President of College of Coastal Georgia
- In office July 2018 – 2024
- Succeeded by: Johnny L. Evans (interim)

Personal details
- Education: University of Alabama Louisiana State University Mississippi State University

= Michelle Johnston =

Michelle R. Johnston is an American academic administrator serving as the president of Georgia Southwestern State University since 2024. She was president of College of Coastal Georgia from 2018 to 2024.

== Life ==
Johnston earned a bachelor's degree in piano performance from the University of Alabama. She completed a master's degree in piano performance at the Louisiana State University. She received a Ph.D. in educational leadership from Mississippi State University. She earned a post-doctorate in marketing and management from the University of Florida.

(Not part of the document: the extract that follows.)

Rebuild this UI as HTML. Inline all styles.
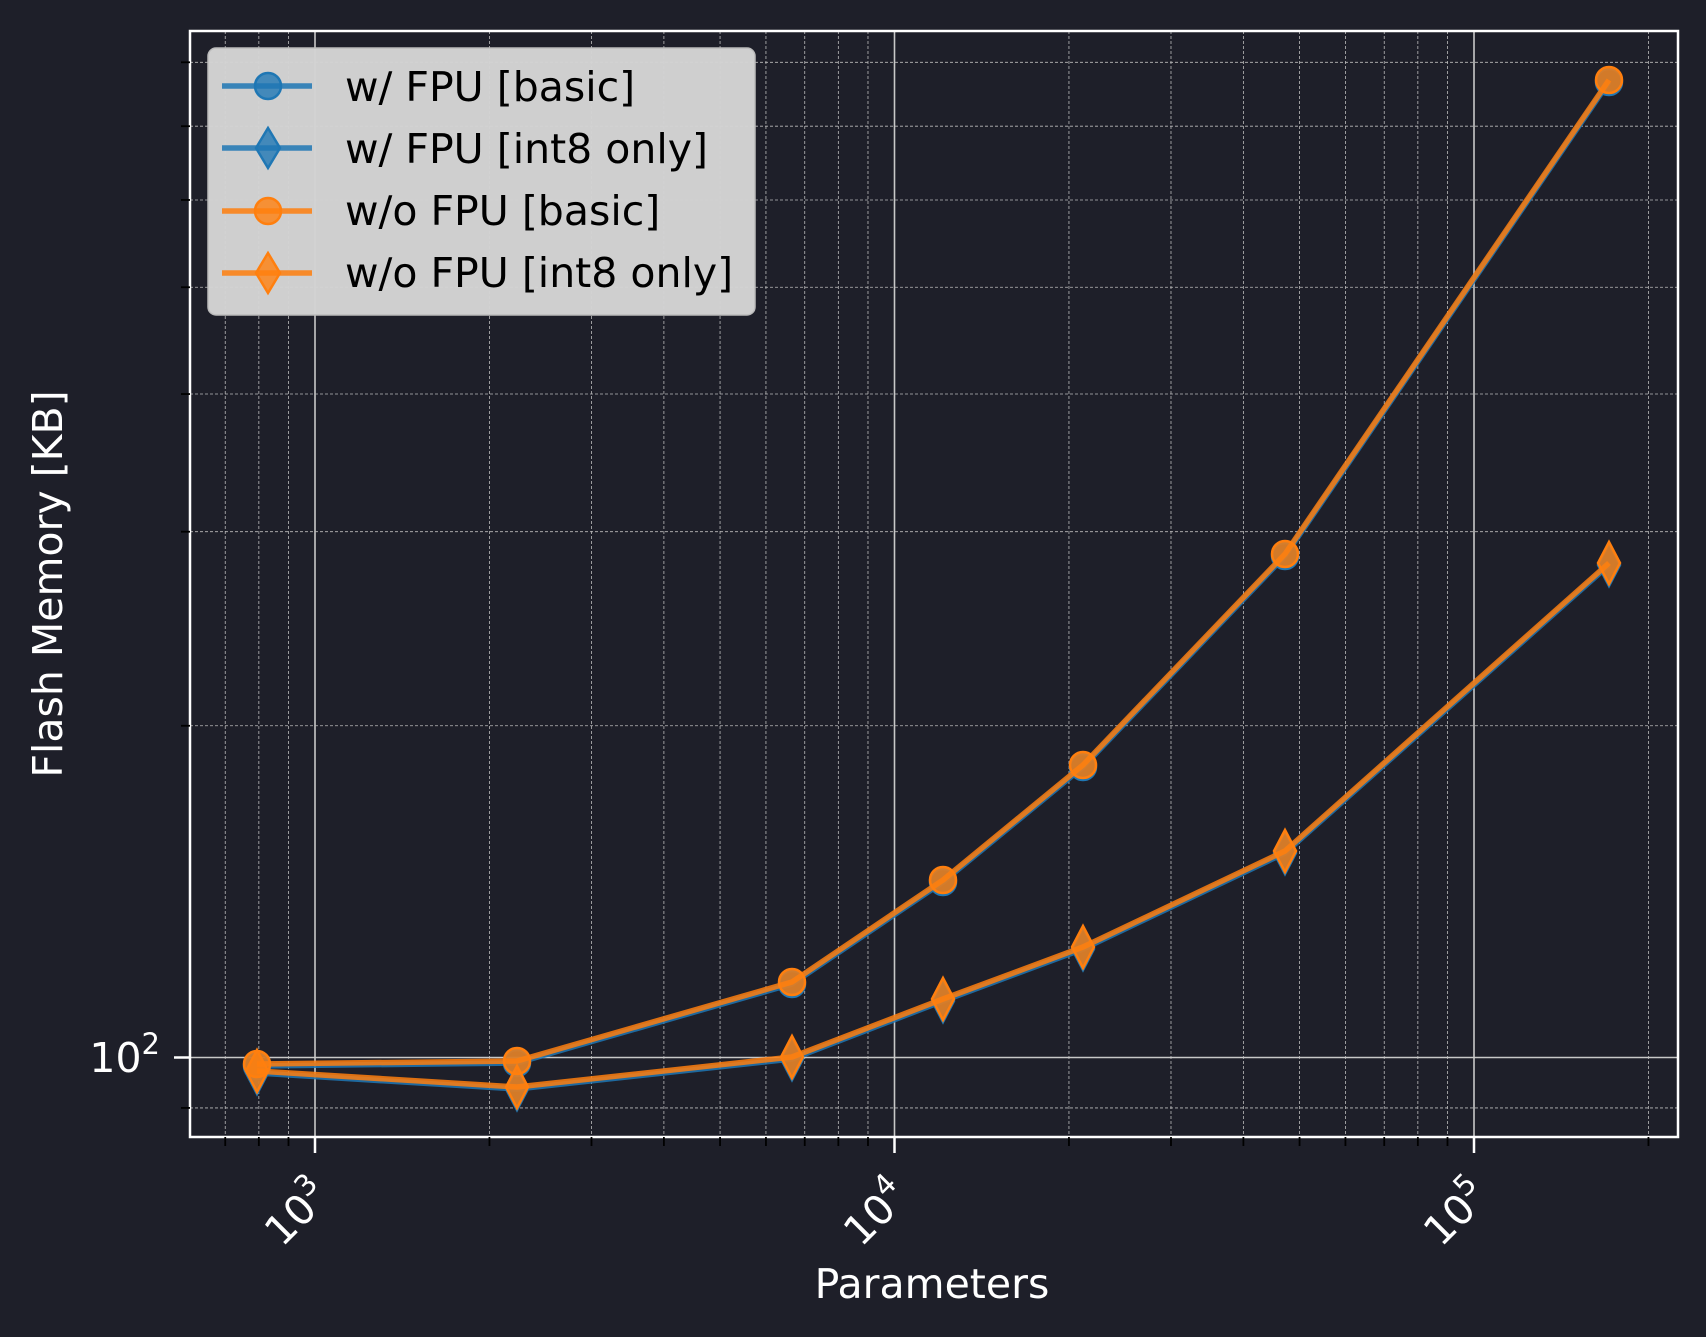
<!DOCTYPE html>
<html><head><meta charset="utf-8"><style>
html,body{margin:0;padding:0;background:#1e1f29;}
svg{display:block;font-family:"DejaVu Sans","Liberation Sans",sans-serif;}
</style></head><body>
<svg id="s" width="1706" height="1337" viewBox="0 0 1706 1337" xmlns="http://www.w3.org/2000/svg">
<rect width="1706" height="1337" fill="#1e1f29"/>
<g id="grid"></g>
<g id="data"></g>
<rect x="190" y="31" width="1488" height="1106" fill="none" stroke="#ffffff" stroke-width="2.5"/>
<g id="ticks"></g>
<text x="160" y="1072" fill="#fff" font-size="41" text-anchor="end">10<tspan dy="-18" font-size="29">2</tspan></text>
<g fill="#fff" font-size="41">
<text transform="translate(332,1198) rotate(-45)" text-anchor="end">10<tspan dy="-18" font-size="29">3</tspan></text>
<text transform="translate(911,1198) rotate(-45)" text-anchor="end">10<tspan dy="-18" font-size="29">4</tspan></text>
<text transform="translate(1491,1198) rotate(-45)" text-anchor="end">10<tspan dy="-18" font-size="29">5</tspan></text>
</g>
<text x="932" y="1298" fill="#fff" font-size="41" text-anchor="middle">Parameters</text>
<text transform="translate(62,584) rotate(-90)" fill="#fff" font-size="41" text-anchor="middle">Flash Memory [KB]</text>
<g>
<rect x="208" y="48" width="547" height="267" rx="8" fill="#d3d3d3" fill-opacity="0.98" stroke="#bbb" stroke-width="1.5"/>
<line x1="222" y1="86" x2="312" y2="86" stroke="#1f77b4" stroke-width="5.5" opacity="0.85"/>
<circle cx="268" cy="86" r="13" fill="#1f77b4" fill-opacity="0.8" stroke="#1f77b4" stroke-width="2.5"/>
<line x1="222" y1="148" x2="312" y2="148" stroke="#1f77b4" stroke-width="5.5" opacity="0.85"/>
<path d="M268,128 L280,148 L268,168 L256,148Z" fill="#1f77b4" fill-opacity="0.8" stroke="#1f77b4" stroke-width="2.5"/>
<line x1="222" y1="211" x2="312" y2="211" stroke="#ff7f0e" stroke-width="5.5" opacity="0.85"/>
<circle cx="268" cy="211" r="13" fill="#ff7f0e" fill-opacity="0.8" stroke="#ff7f0e" stroke-width="2.5"/>
<line x1="222" y1="273" x2="312" y2="273" stroke="#ff7f0e" stroke-width="5.5" opacity="0.85"/>
<path d="M268,253 L280,273 L268,293 L256,273Z" fill="#ff7f0e" fill-opacity="0.8" stroke="#ff7f0e" stroke-width="2.5"/>
<g fill="#000" font-size="41">
<text x="345" y="101">w/ FPU [basic]</text>
<text x="345" y="163">w/ FPU [int8 only]</text>
<text x="345" y="225">w/o FPU [basic]</text>
<text x="345" y="287">w/o FPU [int8 only]</text>
</g>
</g>
<script>
(function(){
var NS="http://www.w3.org/2000/svg";
function el(p,n,a){var e=document.createElementNS(NS,n);for(var k in a)e.setAttribute(k,a[k]);p.appendChild(e);return e;}
var L=190,R=1678,T=31,B=1137;
function X(v){return 894.5+(Math.log10(v)-4)*579.5;}
function Y(v){return 1057.5-(Math.log10(v)-2)*1102;}
var g=document.getElementById("grid"),t=document.getElementById("ticks");
for(var d=2;d<=5;d++){for(var m=1;m<=9;m++){var v=m*Math.pow(10,d);var x=X(v);if(x<=L||x>=R)continue;
 if(m==1){el(g,"line",{x1:x,y1:T,x2:x,y2:B,stroke:"#c8c8c8","stroke-width":1.6});el(t,"line",{x1:x,y1:B,x2:x,y2:B+16,stroke:"#fff","stroke-width":2.5});}
 else{el(g,"line",{x1:x,y1:T,x2:x,y2:B,stroke:"#bbb","stroke-width":0.8,"stroke-dasharray":"3,2"});el(t,"line",{x1:x,y1:B,x2:x,y2:B+9,stroke:"#000","stroke-width":1.8});}}}
[90,200,300,400,500,600,700,800].forEach(function(v){var y=Y(v);el(g,"line",{x1:L,y1:y,x2:R,y2:y,stroke:"#bbb","stroke-width":0.8,"stroke-dasharray":"3,2"});el(t,"line",{x1:L,y1:y,x2:L-9,y2:y,stroke:"#000","stroke-width":1.8});});
var y0=Y(100);el(g,"line",{x1:L,y1:y0,x2:R,y2:y0,stroke:"#c8c8c8","stroke-width":1.6});el(t,"line",{x1:L,y1:y0,x2:L-16,y2:y0,stroke:"#fff","stroke-width":2.5});
var dg=document.getElementById("data");
var basic=[[257,1064],[517,1061],[792,982],[943,880],[1083,765],[1285,554],[1609,80]];
var int8=[[257,1071],[517,1087],[792,1057],[943,999],[1083,947],[1285,851],[1609,563]];
function pts(a,dy){return a.map(function(p){return p[0]+","+(p[1]+dy);}).join(" ");}
function series(a,col,dy,shape){
 el(dg,"polyline",{points:pts(a,dy),fill:"none",stroke:col,"stroke-width":5.5,"stroke-opacity":0.85,"stroke-linejoin":"round"});
 a.forEach(function(p){var x=p[0],y=p[1]+dy;
  if(shape=="c")el(dg,"circle",{cx:x,cy:y,r:13,fill:col,"fill-opacity":0.8,stroke:col,"stroke-width":2.5});
  else el(dg,"path",{d:"M"+x+","+(y-21)+" L"+(x+11)+","+y+" L"+x+","+(y+21)+" L"+(x-11)+","+y+"Z",fill:col,"fill-opacity":0.8,stroke:col,"stroke-width":2.5});});
}
series(basic,"#1f77b4",2,"c");series(int8,"#1f77b4",2,"d");
series(basic,"#ff7f0e",0,"c");series(int8,"#ff7f0e",0,"d");
})();
</script>
</svg>
</body></html>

Johnston worked at the University of Montevallo, the University of Louisiana at Monroe, and Mississippi State University. From 2014 to 2018, she was president of the University of Rio Grande. In July 2018 she became president of the College of Coastal Georgia. She was succeeded by interim president Johnny L. Evans. On June 1, 2024, Johnston became president of Georgia Southwestern State University. She succeeded interim president Teresa MacCartney.

Johnston has been selected as the next president of the University of Montevallo in Montevallo, Alabama after being approved by the UM Board of Trustees during a specially called meeting on May 22, 2026. Johnston will be the first female president in the institution's history.